Print all of the lines exactly. Any picture among them stays out.

--

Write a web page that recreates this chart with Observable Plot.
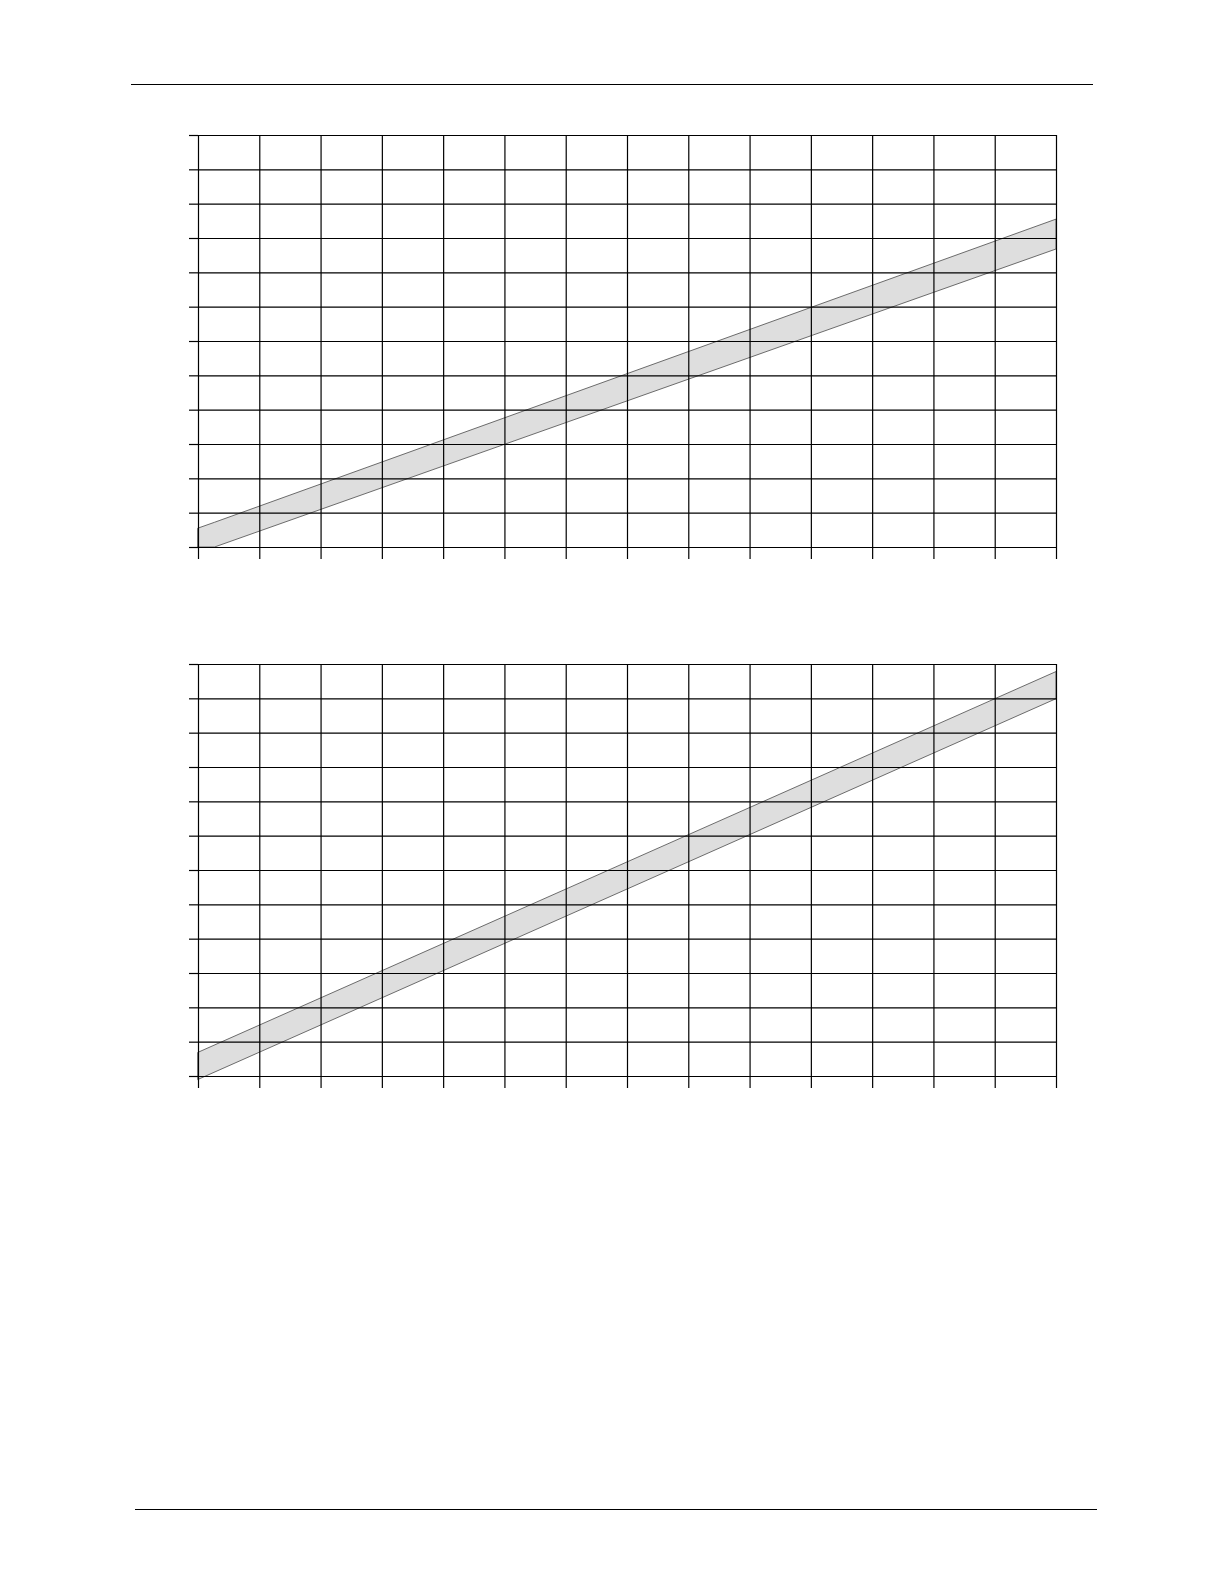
<!DOCTYPE html>
<html>
<head>
<meta charset="utf-8">
<script src="https://cdn.jsdelivr.net/npm/d3@7"></script>
<script src="https://cdn.jsdelivr.net/npm/@observablehq/plot@0.6"></script>
<style>
  html, body { margin: 0; padding: 0; background: white; }
  body { width: 1224px; height: 1584px; position: relative; font-family: "Liberation Sans", Arial, sans-serif; }
  .rule { position: absolute; height: 0; border-top: 1.3px solid #000; }
  .chart { position: absolute; left: 0; }
</style>
</head>
<body>
<div class="rule" style="top:84px; left:131px; width:962px;"></div>
<div class="chart" id="c1" style="top:110px;"></div>
<div class="chart" id="c2" style="top:639px;"></div>
<div class="rule" style="top:1509px; left:135px; width:962px;"></div>
<script>
// grid ticks (no labels shown in the reference)
const xTicks = d3.range(0, 15);   // 14 columns
const yTicks = d3.range(0, 13);   // 12 rows

// Chart 1 band (grid units)
const band1X     = [0, 0.27, 14];
const band1Upper = [0.55, 0.72, 9.55];
const band1Lower = [0, 0, 8.68];

// Chart 2 band
const band2X     = [0, 14];
const band2Upper = [0.69, 11.78];
const band2Lower = [-0.1, 10.99];

function makeChart(xs, upper, lower) {
  const data = xs.map((x, i) => ({x, hi: upper[i], lo: lower[i]}));
  return Plot.plot({
    width: 1224,
    height: 467,
    marginLeft: 198,
    marginRight: 168,
    marginTop: 25,
    marginBottom: 30,
    x: {domain: [0, 14], axis: null},
    y: {domain: [0, 12], axis: null},
    style: {background: "white"},
    marks: [
      Plot.areaY(data, {x: "x", y1: "lo", y2: "hi", fill: "#dedede", stroke: "#4a4a4a", strokeWidth: 0.8}),
      Plot.gridX(xTicks, {stroke: "#000", strokeOpacity: 1, strokeWidth: 1.2}),
      Plot.gridY(yTicks, {stroke: "#000", strokeOpacity: 1, strokeWidth: 1.2}),
      Plot.axisY(yTicks, {anchor: "left", tickSize: 9, fill: "none", label: null, stroke: "#000", strokeWidth: 1.2}),
      Plot.axisX(xTicks, {anchor: "bottom", tickSize: 12, fill: "none", label: null, stroke: "#000", strokeWidth: 1.2})
    ]
  });
}

document.getElementById("c1").appendChild(makeChart(band1X, band1Upper, band1Lower));
document.getElementById("c2").appendChild(makeChart(band2X, band2Upper, band2Lower));
</script>
</body>
</html>
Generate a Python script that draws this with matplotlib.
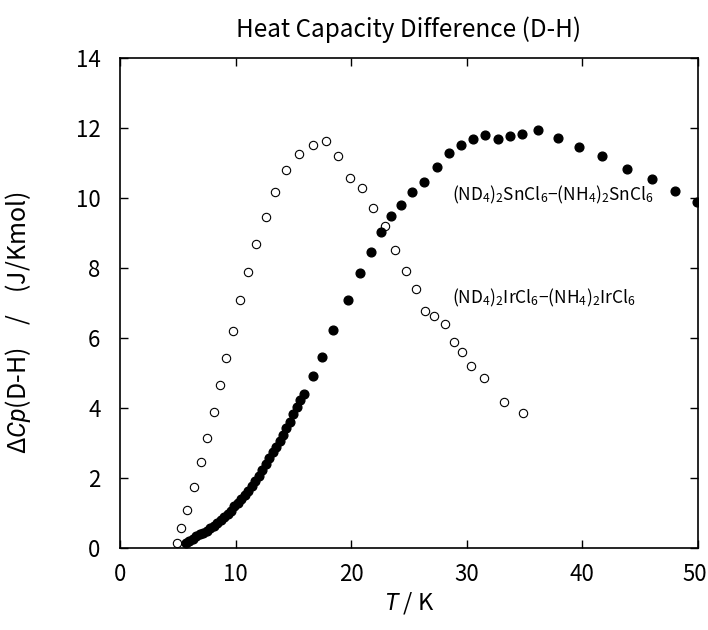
import matplotlib
matplotlib.use("Agg")
import matplotlib.pyplot as plt
from matplotlib.transforms import ScaledTranslation

# Japanese gothic face for the whole figure, roman fallback
FONT = ['Noto Sans CJK JP', 'DejaVu Sans']
plt.rcParams['font.family'] = FONT
plt.rcParams['mathtext.fontset'] = 'custom'
plt.rcParams['mathtext.rm'] = 'Noto Sans CJK JP'
plt.rcParams['mathtext.it'] = 'Roboto:italic'

# (ND4)2SnCl6 - (NH4)2SnCl6, filled circles
sn_T = [5.7, 6.0, 6.3, 6.6, 6.9, 7.2, 7.5, 7.8, 8.1, 8.4, 8.7, 9.0, 9.3, 9.6,
        9.9, 10.2, 10.5, 10.8, 11.1, 11.4, 11.7, 12.0, 12.3, 12.6, 12.9, 13.2,
        13.5, 13.8, 14.1, 14.4, 14.7, 15.0, 15.3, 15.6, 15.95,
        16.7, 17.5, 18.45, 19.7, 20.8, 21.7, 22.6, 23.4, 24.3, 25.3, 26.3,
        27.4, 28.5, 29.5, 30.5, 31.6, 32.7, 33.7, 34.8, 36.2, 37.9, 39.7,
        41.7, 43.9, 46.0, 48.0, 49.9]
sn_dCp = [0.14, 0.20, 0.27, 0.33, 0.39, 0.44, 0.49, 0.56, 0.63, 0.71, 0.80,
          0.89, 0.97, 1.07, 1.19, 1.28, 1.40, 1.51, 1.64, 1.77, 1.92, 2.05,
          2.22, 2.40, 2.58, 2.75, 2.90, 3.07, 3.23, 3.42, 3.60, 3.82, 4.02,
          4.22, 4.40,
          4.92, 5.46, 6.22, 7.10, 7.85, 8.47, 9.03, 9.49, 9.80, 10.18, 10.46,
          10.90, 11.28, 11.52, 11.70, 11.80, 11.70, 11.77, 11.84, 11.95,
          11.72, 11.46, 11.19, 10.83, 10.55, 10.21, 9.90]

# (ND4)2IrCl6 - (NH4)2IrCl6, open circles
ir_T = [4.96, 5.28, 5.83, 6.43, 6.98, 7.55, 8.1, 8.65, 9.2, 9.8, 10.4, 11.1,
        11.8, 12.6, 13.4, 14.4, 15.5, 16.7, 17.8, 18.9, 19.9, 20.9, 21.9,
        22.9, 23.8, 24.7, 25.6, 26.4, 27.2, 28.1, 28.9, 29.6, 30.4, 31.5,
        33.2, 34.9]
ir_dCp = [0.14, 0.56, 1.09, 1.74, 2.45, 3.15, 3.88, 4.65, 5.43, 6.21, 7.08,
          7.90, 8.68, 9.47, 10.18, 10.79, 11.25, 11.52, 11.64, 11.20, 10.57,
          10.28, 9.72, 9.19, 8.51, 7.91, 7.40, 6.77, 6.62, 6.40, 5.89, 5.60,
          5.20, 4.85, 4.18, 3.86]

fig = plt.figure(figsize=(7.08, 6.3), dpi=100)
ax = fig.add_axes([120 / 708, 82 / 630, 578 / 708, 490 / 630])

ax.plot(ir_T, ir_dCp, 'o', ms=6, mfc='white', mec='black', mew=0.8)
ax.plot(sn_T, sn_dCp, 'o', ms=6.3, mfc='black', mec='black')

ax.set_xlim(0, 50)
ax.set_ylim(0, 14)
ax.set_xticks(range(0, 51, 10))
ax.set_yticks(range(0, 15, 2))
ax.tick_params(direction='in', length=6, width=1, top=True, right=True,
               labelsize=16)
ax.tick_params(axis='x', pad=11)
ax.tick_params(axis='y', pad=14)
for s in ax.spines.values():
    s.set_linewidth(1.2)

# keep the "50" label inside the canvas
last = ax.get_xticklabels()[-1]
last.set_ha('right')
last.set_transform(last.get_transform() +
                   ScaledTranslation(9 / 100, 0, fig.dpi_scale_trans))

ax.text(28.7, 10.09,
        r'(ND$_4$)$_2$SnCl$_6$$-$(NH$_4$)$_2$SnCl$_6$',
        fontsize=12.5, va='center', ha='left')
ax.text(28.7, 7.14,
        r'(ND$_4$)$_2$IrCl$_6$$-$(NH$_4$)$_2$IrCl$_6$',
        fontsize=12.5, va='center', ha='left')

ax.set_title('Heat Capacity Difference (D-H)', fontsize=17.5, pad=15)
ax.set_xlabel(r'$T$ / K', fontsize=17)
ax.set_ylabel(r'$\Delta$$Cp$(D-H)    /    (J/Kmol)', fontsize=18)
ax.xaxis.set_label_coords(0.5, -0.085)
ax.yaxis.set_label_coords(-0.15, 0.46)

fig.savefig('out.png', dpi=100)
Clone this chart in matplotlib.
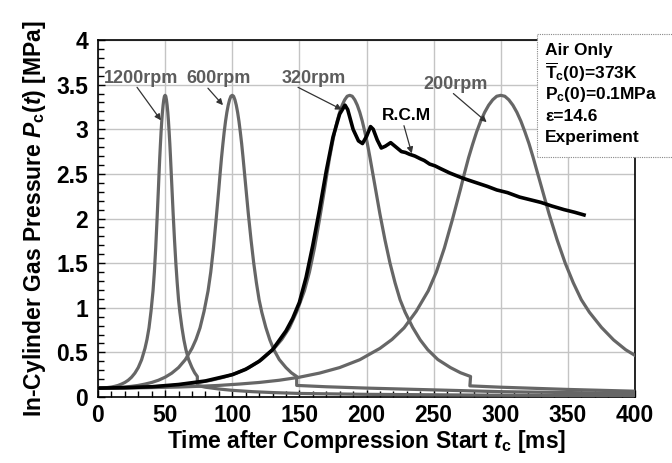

--

▸ Solved problem:
Write a web page that recreates this chart with Observable Plot.
<!DOCTYPE html>
<html>
<head>
<meta charset="utf-8">
<script src="https://cdn.jsdelivr.net/npm/d3@7"></script>
<script src="https://cdn.jsdelivr.net/npm/@observablehq/plot@0.6"></script>
<style>
  html, body { margin: 0; padding: 0; background: white; }
  body { width: 1224px; height: 1584px; position: relative; font-family: "Liberation Sans", Arial, sans-serif; }
  .rule { position: absolute; height: 0; border-top: 1.3px solid #000; }
  .chart { position: absolute; left: 0; }
</style>
</head>
<body>
<div class="rule" style="top:84px; left:131px; width:962px;"></div>
<div class="chart" id="c1" style="top:110px;"></div>
<div class="chart" id="c2" style="top:639px;"></div>
<div class="rule" style="top:1509px; left:135px; width:962px;"></div>
<script>
// grid ticks (no labels shown in the reference)
const xTicks = d3.range(0, 15);   // 14 columns
const yTicks = d3.range(0, 13);   // 12 rows

// Chart 1 band (grid units)
const band1X     = [0, 0.27, 14];
const band1Upper = [0.55, 0.72, 9.55];
const band1Lower = [0, 0, 8.68];

// Chart 2 band
const band2X     = [0, 14];
const band2Upper = [0.69, 11.78];
const band2Lower = [-0.1, 10.99];

function makeChart(xs, upper, lower) {
  const data = xs.map((x, i) => ({x, hi: upper[i], lo: lower[i]}));
  return Plot.plot({
    width: 1224,
    height: 467,
    marginLeft: 198,
    marginRight: 168,
    marginTop: 25,
    marginBottom: 30,
    x: {domain: [0, 14], axis: null},
    y: {domain: [0, 12], axis: null},
    style: {background: "white"},
    marks: [
      Plot.areaY(data, {x: "x", y1: "lo", y2: "hi", fill: "#dedede", stroke: "#4a4a4a", strokeWidth: 0.8}),
      Plot.gridX(xTicks, {stroke: "#000", strokeOpacity: 1, strokeWidth: 1.2}),
      Plot.gridY(yTicks, {stroke: "#000", strokeOpacity: 1, strokeWidth: 1.2}),
      Plot.axisY(yTicks, {anchor: "left", tickSize: 9, fill: "none", label: null, stroke: "#000", strokeWidth: 1.2}),
      Plot.axisX(xTicks, {anchor: "bottom", tickSize: 12, fill: "none", label: null, stroke: "#000", strokeWidth: 1.2})
    ]
  });
}

document.getElementById("c1").appendChild(makeChart(band1X, band1Upper, band1Lower));
document.getElementById("c2").appendChild(makeChart(band2X, band2Upper, band2Lower));
</script>
</body>
</html>
Generate a Python script that draws this with matplotlib.
import matplotlib
matplotlib.use("Agg")
import matplotlib.pyplot as plt
from matplotlib.transforms import ScaledTranslation

# Japanese gothic face for the whole figure, roman fallback
FONT = ['Noto Sans CJK JP', 'DejaVu Sans']
plt.rcParams['font.family'] = FONT
plt.rcParams['mathtext.fontset'] = 'custom'
plt.rcParams['mathtext.rm'] = 'Noto Sans CJK JP'
plt.rcParams['mathtext.it'] = 'Roboto:italic'

# (ND4)2SnCl6 - (NH4)2SnCl6, filled circles
sn_T = [5.7, 6.0, 6.3, 6.6, 6.9, 7.2, 7.5, 7.8, 8.1, 8.4, 8.7, 9.0, 9.3, 9.6,
        9.9, 10.2, 10.5, 10.8, 11.1, 11.4, 11.7, 12.0, 12.3, 12.6, 12.9, 13.2,
        13.5, 13.8, 14.1, 14.4, 14.7, 15.0, 15.3, 15.6, 15.95,
        16.7, 17.5, 18.45, 19.7, 20.8, 21.7, 22.6, 23.4, 24.3, 25.3, 26.3,
        27.4, 28.5, 29.5, 30.5, 31.6, 32.7, 33.7, 34.8, 36.2, 37.9, 39.7,
        41.7, 43.9, 46.0, 48.0, 49.9]
sn_dCp = [0.14, 0.20, 0.27, 0.33, 0.39, 0.44, 0.49, 0.56, 0.63, 0.71, 0.80,
          0.89, 0.97, 1.07, 1.19, 1.28, 1.40, 1.51, 1.64, 1.77, 1.92, 2.05,
          2.22, 2.40, 2.58, 2.75, 2.90, 3.07, 3.23, 3.42, 3.60, 3.82, 4.02,
          4.22, 4.40,
          4.92, 5.46, 6.22, 7.10, 7.85, 8.47, 9.03, 9.49, 9.80, 10.18, 10.46,
          10.90, 11.28, 11.52, 11.70, 11.80, 11.70, 11.77, 11.84, 11.95,
          11.72, 11.46, 11.19, 10.83, 10.55, 10.21, 9.90]

# (ND4)2IrCl6 - (NH4)2IrCl6, open circles
ir_T = [4.96, 5.28, 5.83, 6.43, 6.98, 7.55, 8.1, 8.65, 9.2, 9.8, 10.4, 11.1,
        11.8, 12.6, 13.4, 14.4, 15.5, 16.7, 17.8, 18.9, 19.9, 20.9, 21.9,
        22.9, 23.8, 24.7, 25.6, 26.4, 27.2, 28.1, 28.9, 29.6, 30.4, 31.5,
        33.2, 34.9]
ir_dCp = [0.14, 0.56, 1.09, 1.74, 2.45, 3.15, 3.88, 4.65, 5.43, 6.21, 7.08,
          7.90, 8.68, 9.47, 10.18, 10.79, 11.25, 11.52, 11.64, 11.20, 10.57,
          10.28, 9.72, 9.19, 8.51, 7.91, 7.40, 6.77, 6.62, 6.40, 5.89, 5.60,
          5.20, 4.85, 4.18, 3.86]

fig = plt.figure(figsize=(7.08, 6.3), dpi=100)
ax = fig.add_axes([120 / 708, 82 / 630, 578 / 708, 490 / 630])

ax.plot(ir_T, ir_dCp, 'o', ms=6, mfc='white', mec='black', mew=0.8)
ax.plot(sn_T, sn_dCp, 'o', ms=6.3, mfc='black', mec='black')

ax.set_xlim(0, 50)
ax.set_ylim(0, 14)
ax.set_xticks(range(0, 51, 10))
ax.set_yticks(range(0, 15, 2))
ax.tick_params(direction='in', length=6, width=1, top=True, right=True,
               labelsize=16)
ax.tick_params(axis='x', pad=11)
ax.tick_params(axis='y', pad=14)
for s in ax.spines.values():
    s.set_linewidth(1.2)

# keep the "50" label inside the canvas
last = ax.get_xticklabels()[-1]
last.set_ha('right')
last.set_transform(last.get_transform() +
                   ScaledTranslation(9 / 100, 0, fig.dpi_scale_trans))

ax.text(28.7, 10.09,
        r'(ND$_4$)$_2$SnCl$_6$$-$(NH$_4$)$_2$SnCl$_6$',
        fontsize=12.5, va='center', ha='left')
ax.text(28.7, 7.14,
        r'(ND$_4$)$_2$IrCl$_6$$-$(NH$_4$)$_2$IrCl$_6$',
        fontsize=12.5, va='center', ha='left')

ax.set_title('Heat Capacity Difference (D-H)', fontsize=17.5, pad=15)
ax.set_xlabel(r'$T$ / K', fontsize=17)
ax.set_ylabel(r'$\Delta$$Cp$(D-H)    /    (J/Kmol)', fontsize=18)
ax.xaxis.set_label_coords(0.5, -0.085)
ax.yaxis.set_label_coords(-0.15, 0.46)

fig.savefig('out.png', dpi=100)
Clone this chart in matplotlib.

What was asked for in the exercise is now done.